Dogs face daily danger of broken glass on city streets

Dog owners are having to take precautions over the dangers of shattered glass to their pets.

Broken bottles and other vessels are frequent sights on Canterbury’s streets before cleans early in the morning.

Owner Alex Hammond takes his seven-year-old West Highland terrier Archie for a walk from his St Peter’s Street home at just after 6am every day.

The 46-year-old said: “The situation is actually quite bad.

“You’ll come across a lot of broken beer bottles and smashed spirit bottles.

Alex Hammond and Archie in St Peter’s Street

“Thankfully, Archie has never suffered an injury, but it’s something you have to be constantly aware of.”

Alex, who runs the Canterbury Jeweller’s and Pawnbroker’s in St Peter’s Street, says the problem also persists in areas used by problem drinkers such as open spaces.

“We were up in Lady Wootton’s Green the other day and came across some there,” he said.

“There is also quite a lot in the Westgate Gardens.
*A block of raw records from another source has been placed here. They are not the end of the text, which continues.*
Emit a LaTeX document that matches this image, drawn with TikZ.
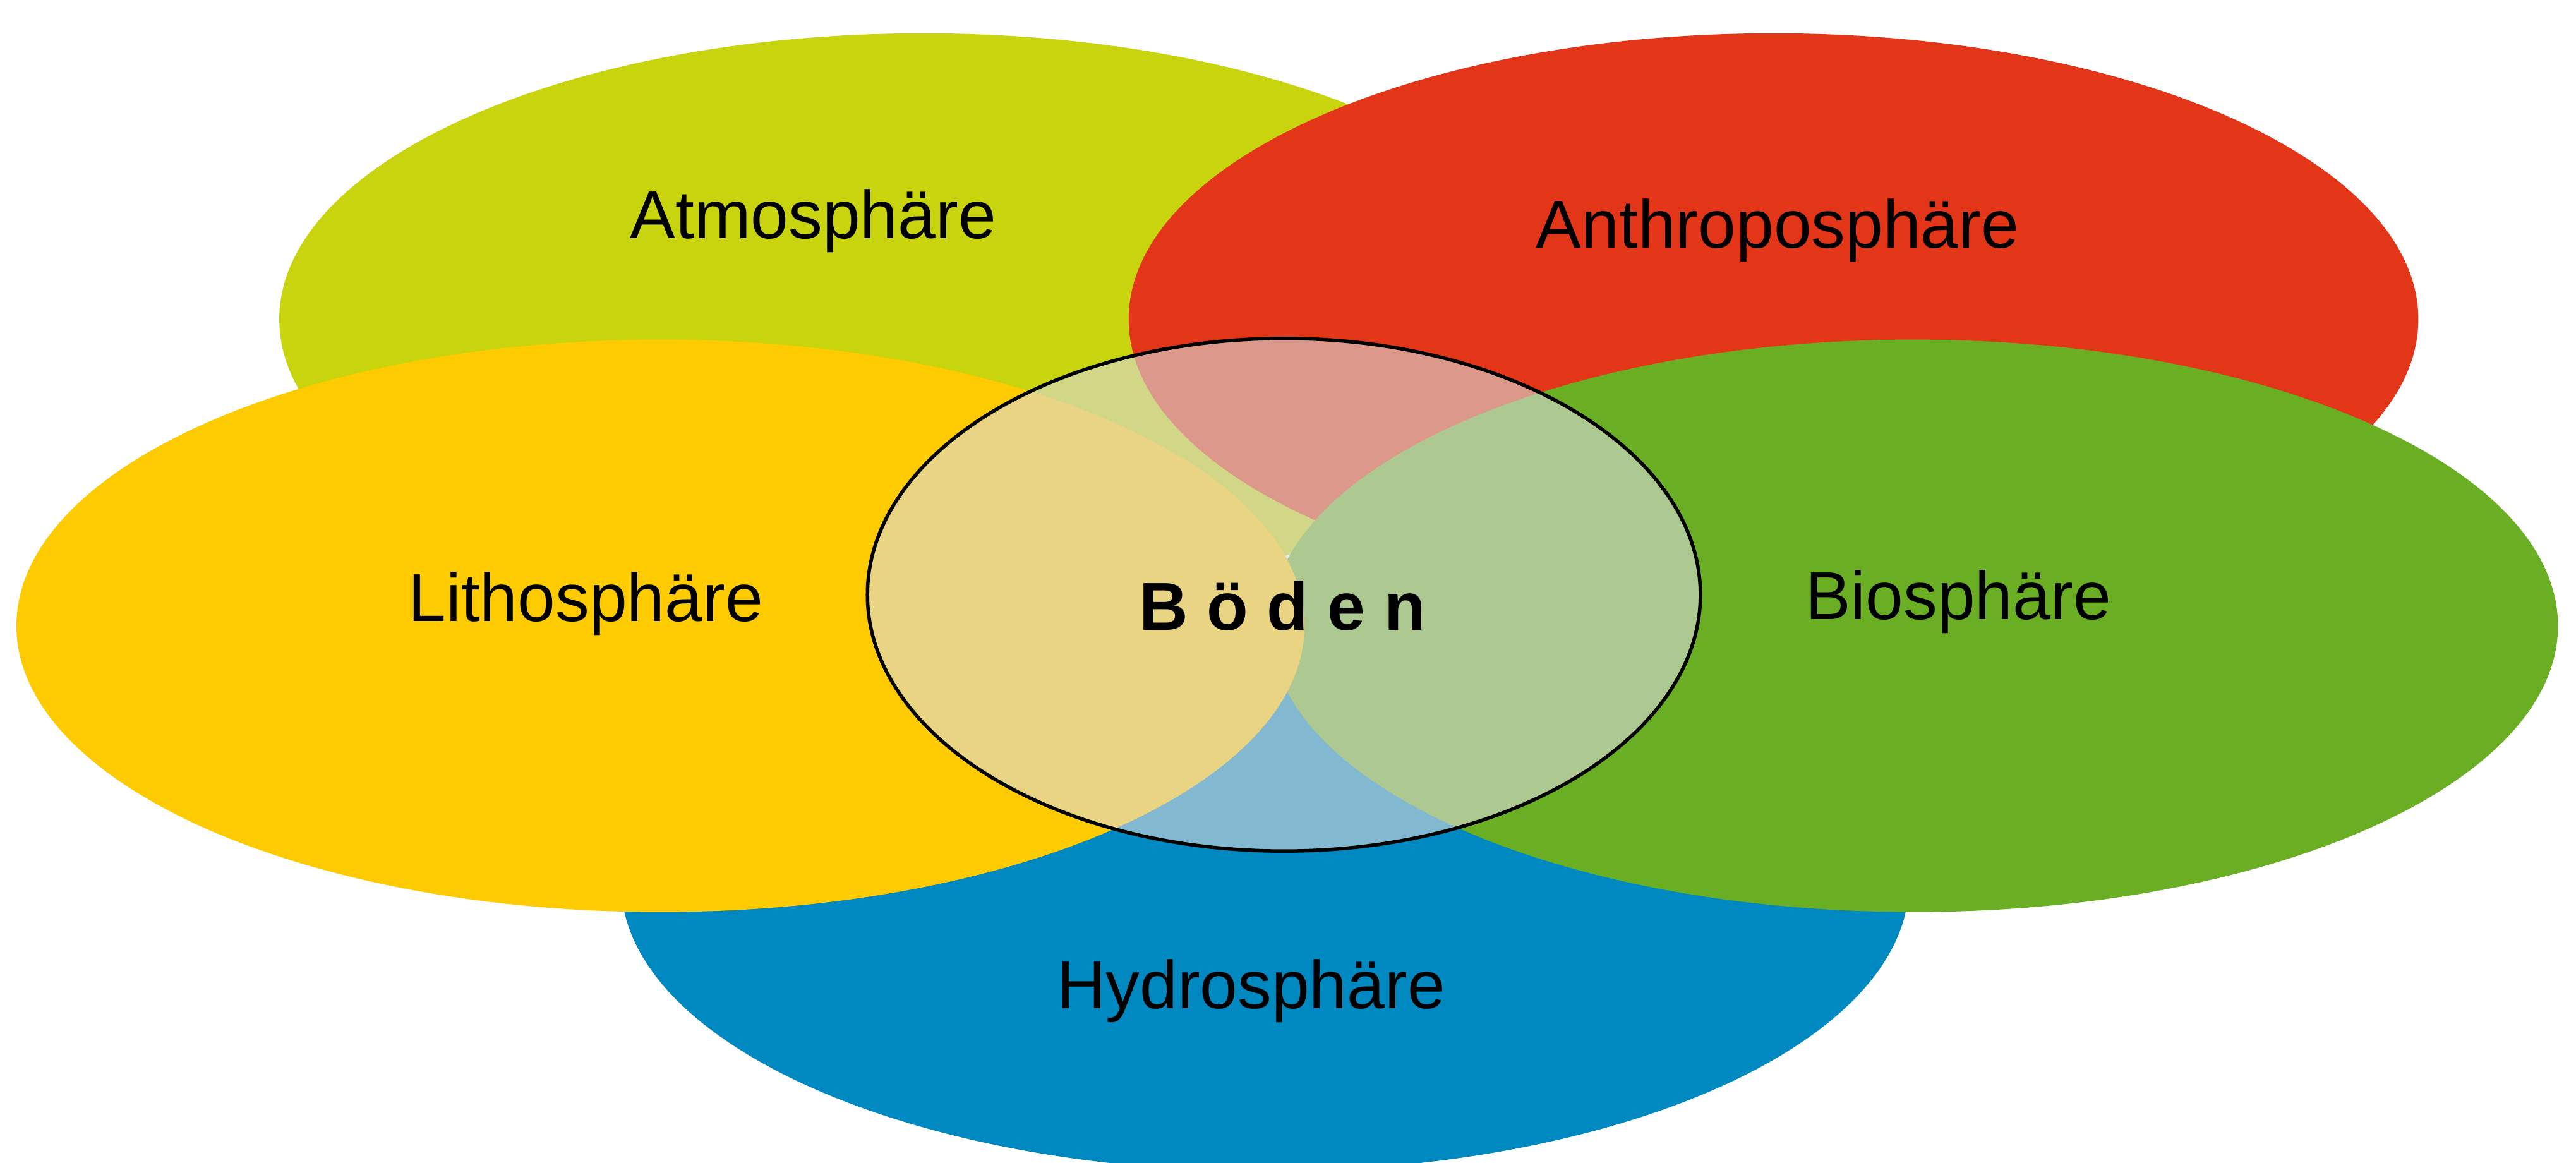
\documentclass[tikz,border=0pt]{standalone}
\usepackage{fontspec}
\setmainfont{Liberation Sans}
\definecolor{atmogruen}{RGB}{200,212,14}
\definecolor{anthrorot}{RGB}{227,53,24}
\definecolor{lithogelb}{RGB}{253,203,0}
\definecolor{biogruen}{RGB}{106,175,35}
\definecolor{hydroblau}{RGB}{0,136,193}
\definecolor{bodengrau}{RGB}{218,218,218}
\tikzset{sphaere/.style={font=\fontsize{11.75}{14}\selectfont, anchor=base, inner sep=0pt}}

\begin{document}
\begin{tikzpicture}
				\useasboundingbox (0,0) rectangle (15.68,-7.075);
				
				\fill[atmogruen] (5.62,-1.943) ellipse (3.92 and 1.74);
				\fill[anthrorot] (10.795,-1.943) ellipse (3.925 and 1.74);
				\fill[hydroblau] (7.70,-5.37) ellipse (3.92 and 1.76);
				\fill[biogruen] (11.65,-3.809) ellipse (3.92 and 1.742);
				\fill[lithogelb] (4.02,-3.809) ellipse (3.92 and 1.742);
				
				\draw[line width=0.6pt, fill=bodengrau, fill opacity=0.6] (7.815,-3.62) ellipse (2.535 and 1.56);
				
				\node[sphaere] (atmo) at (4.95,-1.452) {Atmosphäre};
				\node[sphaere] (anthro) at (10.82,-1.51) {Anthroposphäre};
				\node[sphaere] (litho) at (3.565,-3.78) {Lithosphäre};
				\node[sphaere] (bio) at (11.92,-3.77) {Biosphäre};
				\node[sphaere] (hydro) at (7.615,-6.14) {Hydrosphäre};
				\node[sphaere, font=\fontsize{11.75}{14}\selectfont\bfseries] (boeden) at (7.805,-3.837) {B ö d e n};
			\end{tikzpicture}
\end{document}
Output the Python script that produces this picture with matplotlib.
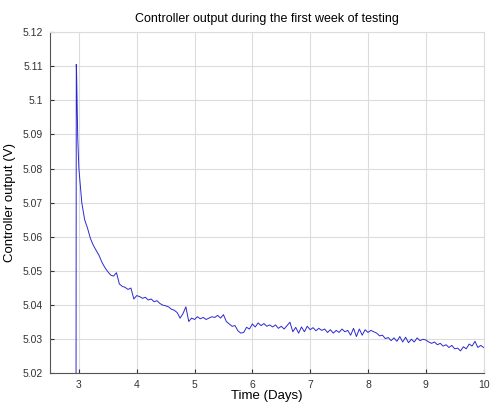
import numpy as np
import matplotlib
matplotlib.use('Agg')
import matplotlib.pyplot as plt

plt.rcParams['font.family'] = ['Liberation Sans', 'DejaVu Sans']

# start-up transient (days, volts)
spike_days = [2.950, 2.955, 2.960, 2.970, 2.980, 3.00, 3.05, 3.10]
spike_vals = [5.000, 5.1105, 5.108, 5.098, 5.089, 5.080, 5.070, 5.0650]

# readings every 0.05 day from day 3.15 on
day_start = 3.15
day_step = 0.05
output_vals = [
    5.0625, 5.0595, 5.0575, 5.0560, 5.0545, 5.0525, 5.0510, 5.0498, 5.0488, 5.0485,
    5.0495, 5.0462, 5.0455, 5.0452, 5.0446, 5.0450, 5.0418, 5.0428, 5.0425, 5.0420,
    5.0423, 5.0415, 5.0418, 5.0410, 5.0413, 5.0405, 5.0400, 5.0398, 5.0395, 5.0388,
    5.0385, 5.0378, 5.0362, 5.0375, 5.0395, 5.0352, 5.0362, 5.0358, 5.0366, 5.0360,
    5.0364, 5.0358, 5.0362, 5.0366, 5.0364, 5.0370, 5.0362, 5.0372, 5.0352, 5.0345,
    5.0338, 5.0340, 5.0325, 5.0318, 5.0320, 5.0335, 5.0330, 5.0345, 5.0336, 5.0348,
    5.0340, 5.0346, 5.0338, 5.0342, 5.0336, 5.0342, 5.0332, 5.0338, 5.0330, 5.0340,
    5.0350, 5.0322, 5.0335, 5.0318, 5.0336, 5.0322, 5.0338, 5.0328, 5.0334, 5.0325,
    5.0332, 5.0326, 5.0330, 5.0320, 5.0328, 5.0318, 5.0326, 5.0320, 5.0330, 5.0322,
    5.0326, 5.0312, 5.0332, 5.0308, 5.0330, 5.0312, 5.0328, 5.0320, 5.0326, 5.0322,
    5.0318, 5.0310, 5.0312, 5.0302, 5.0305, 5.0296, 5.0304, 5.0294, 5.0308, 5.0292,
    5.0306, 5.0290, 5.0300, 5.0292, 5.0304, 5.0296, 5.0300, 5.0298, 5.0292, 5.0288,
    5.0292, 5.0284, 5.0288, 5.0280, 5.0284, 5.0276, 5.0282, 5.0272, 5.0274, 5.0266,
    5.0278, 5.0272, 5.0286, 5.0280, 5.0294, 5.0276, 5.0282, 5.0276,
]

x_ticks = [3, 4, 5, 6, 7, 8, 9, 10]
y_ticks = [5.02, 5.03, 5.04, 5.05, 5.06, 5.07, 5.08, 5.09, 5.1, 5.11, 5.12]
y_tick_labels = ['5.02', '5.03', '5.04', '5.05', '5.06', '5.07', '5.08', '5.09', '5.1', '5.11', '5.12']

days = np.concatenate([spike_days, day_start + day_step * np.arange(len(output_vals))])
vals = np.concatenate([spike_vals, output_vals])

fig = plt.figure(figsize=(4.9, 4.05), dpi=100)
ax = fig.add_axes([0.102, 0.078, 0.885, 0.843])

ax.plot(days, vals, color='#2a2ad0', linewidth=0.7)

ax.set_xlim(2.5, 10)
ax.set_ylim(5.02, 5.12)
ax.set_xticks(x_ticks)
ax.set_yticks(y_ticks)
ax.set_yticklabels(y_tick_labels)
ax.grid(True, color='#dcdcdc', linewidth=0.8)
ax.set_axisbelow(True)

ax.tick_params(direction='in', length=3, labelsize=7.5, colors='#333333', pad=5)
for side in ['left', 'bottom']:
    ax.spines[side].set_color('#555555')
    ax.spines[side].set_linewidth(0.8)
for side in ['top', 'right']:
    ax.spines[side].set_color('#dcdcdc')

ax.set_title('Controller output during the first week of testing', fontsize=9, pad=7)
ax.set_xlabel('Time (Days)', fontsize=9.5, labelpad=0)
ax.set_ylabel('Controller output (V)', fontsize=9.5, labelpad=5)

plt.savefig('out.png', dpi=100)
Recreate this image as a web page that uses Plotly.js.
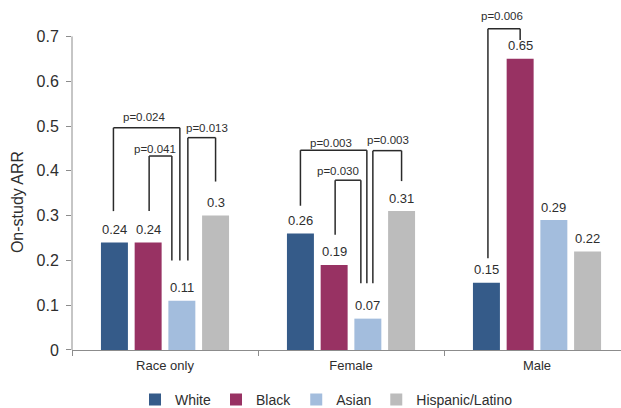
<!DOCTYPE html>
<html>
<head>
<meta charset="utf-8">
<script src="https://cdn.plot.ly/plotly-3.0.1.min.js"></script>
<style>html,body{margin:0;padding:0;background:#fff;}#chart{width:621px;height:408px;}</style>
</head>
<body>
<div id="chart"></div>
<script>
// ---- data ----
const categories = ['Race only', 'Female', 'Male'];
const seriesNames = ['White', 'Black', 'Asian', 'Hispanic/Latino'];
const white = [0.24, 0.26, 0.15];
const black = [0.24, 0.19, 0.65];
const asian = [0.11, 0.07, 0.29];
const hispanic = [0.30, 0.31, 0.22];
const yTicks = [0, 0.1, 0.2, 0.3, 0.4, 0.5, 0.6, 0.7];
const yTickText = ['0', '0.1', '0.2', '0.3', '0.4', '0.5', '0.6', '0.7'];

// pairwise comparisons (group index, left series, right series)
const cmpGroup = [0, 0, 0, 1, 1, 1, 2];
const cmpLeft  = [0, 1, 2, 0, 1, 2, 0];
const cmpRight = [2, 2, 3, 2, 2, 3, 1];
const pText = ['p=0.024', 'p=0.041', 'p=0.013', 'p=0.003', 'p=0.030', 'p=0.003', 'p=0.006'];
const bracketTop   = [0.496, 0.433, 0.474, 0.446, 0.379, 0.445, 0.717];
const leftLegEnd   = [0.31, 0.31, 0.20, 0.322, 0.257, 0.149, 0.205];
const rightLegEnd  = [0.20, 0.20, 0.376, 0.149, 0.149, 0.377, 0.692];
const pLabelY      = [0.52, 0.449, 0.496, 0.463, 0.40, 0.469, 0.746];

// ---- styling / layout geometry ----
const colors = ['#355B89', '#983263', '#A3BDDD', '#BCBCBC'];
const W = 621, H = 408, M = {l: 72, r: 0, t: 14, b: 18, autoexpand: false};
const xRange = [-0.5, 2.4516];
const yRange = [-0.0893, 0.75];
const bargap = 0.275, bargroupgap = 0.2;
const pxPerCat = (W - M.l - M.r) / (xRange[1] - xRange[0]);
const slot = (1 - bargap) / seriesNames.length;
const legDxLeft  = [-1, 1, 6, 0, 1, 5, 1.5];   // small pixel nudges of bracket legs
const legDxRight = [-2, -10, 0, -1, -7, 0, 0];
const pLabelDx   = [-3, -6, 5, -3, -10, 1, -2];

const values = [white, black, asian, hispanic];
const barX = (g, s) => g + (s - (seriesNames.length - 1) / 2) * slot;

const traces = values.map((v, s) => ({
  type: 'bar',
  name: seriesNames[s],
  x: categories,
  y: v,
  base: 0,
  marker: {color: colors[s], line: {width: 0}},
  hoverinfo: 'x+y+name'
}));

const annotations = [];
const shapes = [];
const textColor = '#2e2e2e';
const fam = 'Liberation Sans, Arial, sans-serif';

// value labels
values.forEach((v, s) => {
  v.forEach((val, g) => {
    annotations.push({
      x: barX(g, s), y: val, xref: 'x', yref: 'y',
      text: String(val), showarrow: false, yanchor: 'middle', yshift: 13,
      font: {family: fam, size: 13, color: textColor}
    });
  });
});

// significance brackets
const bracketLine = {color: '#2a2a2a', width: 1.5};
cmpGroup.forEach((g, i) => {
  const xl = barX(g, cmpLeft[i]) + legDxLeft[i] / pxPerCat;
  const xr = barX(g, cmpRight[i]) + legDxRight[i] / pxPerCat;
  shapes.push({type: 'line', xref: 'x', yref: 'y', x0: xl, x1: xl, y0: leftLegEnd[i], y1: bracketTop[i], line: bracketLine});
  shapes.push({type: 'line', xref: 'x', yref: 'y', x0: xl, x1: xr, y0: bracketTop[i], y1: bracketTop[i], line: bracketLine});
  shapes.push({type: 'line', xref: 'x', yref: 'y', x0: xr, x1: xr, y0: bracketTop[i], y1: rightLegEnd[i], line: bracketLine});
  annotations.push({
    x: (xl + xr) / 2 + pLabelDx[i] / pxPerCat, y: pLabelY[i], xref: 'x', yref: 'y',
    text: pText[i], showarrow: false, yanchor: 'middle',
    font: {family: fam, size: 11.5, color: textColor}
  });
});

// y axis line only from 0 up to the last tick
shapes.push({type: 'line', xref: 'paper', yref: 'y', x0: 0, x1: 0, y0: 0, y1: yTicks[yTicks.length - 1],
  line: {color: '#8c8c8c', width: 1}, layer: 'above'});

const layout = {
  width: W, height: H,
  margin: M,
  paper_bgcolor: '#ffffff', plot_bgcolor: '#ffffff',
  font: {family: fam, color: textColor},
  barmode: 'group', bargap: bargap, bargroupgap: bargroupgap,
  showlegend: true,
  legend: {
    orientation: 'h', xref: 'container', x: 0.2174, xanchor: 'left',
    yref: 'container', y: 0.02, yanchor: 'middle',
    traceorder: 'normal',
    font: {size: 14, color: textColor}, bgcolor: 'rgba(0,0,0,0)'
  },
  xaxis: {
    type: 'category', range: xRange, fixedrange: true,
    anchor: 'free', position: -yRange[0] / (yRange[1] - yRange[0]),
    showline: true, linecolor: '#8c8c8c', linewidth: 1,
    ticks: 'outside', tickson: 'boundaries', ticklen: 5, tickcolor: '#8c8c8c',
    ticklabelstandoff: 3,
    showgrid: false, zeroline: false,
    tickfont: {size: 13, color: textColor}
  },
  yaxis: {
    range: yRange, fixedrange: true,
    tickmode: 'array', tickvals: yTicks, ticktext: yTickText,
    ticks: 'outside', ticklen: 5, tickcolor: '#8c8c8c', ticklabelstandoff: 4,
    showline: false, showgrid: false, zeroline: false,
    tickfont: {size: 16, color: textColor},
    title: {text: 'On-study ARR', font: {size: 16, color: textColor}, standoff: 8}
  },
  shapes: shapes,
  annotations: annotations
};

Plotly.newPlot('chart', traces, layout, {displayModeBar: false, staticPlot: true});
</script>
</body>
</html>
I’m sure broken glass is a concern for all dog owners.”

The risks presented by broken glass include dogs eating it or tiny near invisible fragments getting stuck in their paws.

Jasmine Adamson, who has owned dogs for more than 40 years, says that if the pet has suddenly started limping it may be because it has something in its foot.

She advises gently inspecting dogs’ feet to see if the problem is detectable.

“Most dogs¬†really hate having their feet grabbed,” she said. “It’s a good idea, however, to train your dog to tolerate a bodily inspection.

“But you might need to hold the dog down if he won’t tolerate that kind of inspection. Just pay close attention to their behaviour. Dogs tell us when things are wrong, we just need to learn that language.”